While there were forensic blunders in the case that meant the wrong log was checked for evidence of his sending the emails, it was the physical evidence that proved his innocence – he was at another police station when they were sent.

“It's one of the hardest parts of forensics,” says May. “You can establish an email was sent from someone's email account, but you can't prove their fingerprints were on the keyboard at the time it was sent. I investigated a case where a machine had been implicated in sending pornography. The desk where it was situated had photographs of its owner's grandchildren on it – 60-year old women with grandchildren rarely distribute child pornography.”
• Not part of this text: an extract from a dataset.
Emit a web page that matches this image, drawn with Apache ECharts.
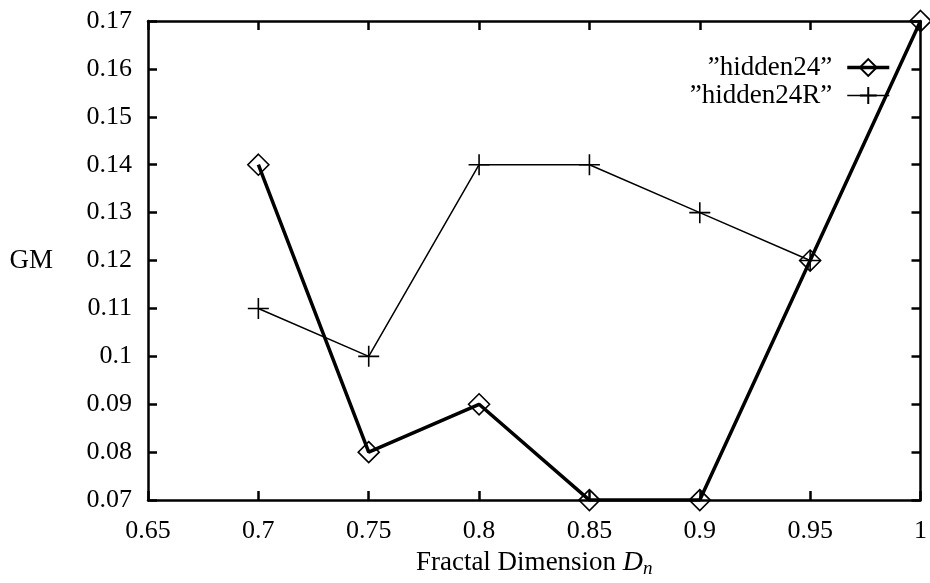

May argues that companies need good authentication systems, strong password systems and a clause in the IT policy that makes it an offence for an employee to tell anyone their password. Physical security – in which people are restricted to areas to which they have access and nowhere else – needs to be enforced, even though there is “an English tendency” not to challenge people. He recalls a company where he found a complete stranger had walked in off the street and started using a terminal – without anyone challenging them.

Most cases of internal IT abuse rarely reach trial or even tribunal because of the costs and the difficulty of proving cases. Sometimes the investigation opens a “whole can of worms”, according to May, and individuals are implicated that management had not suspected. But without the tools, the policies and the methodology, a company can do little more than grin and bear it.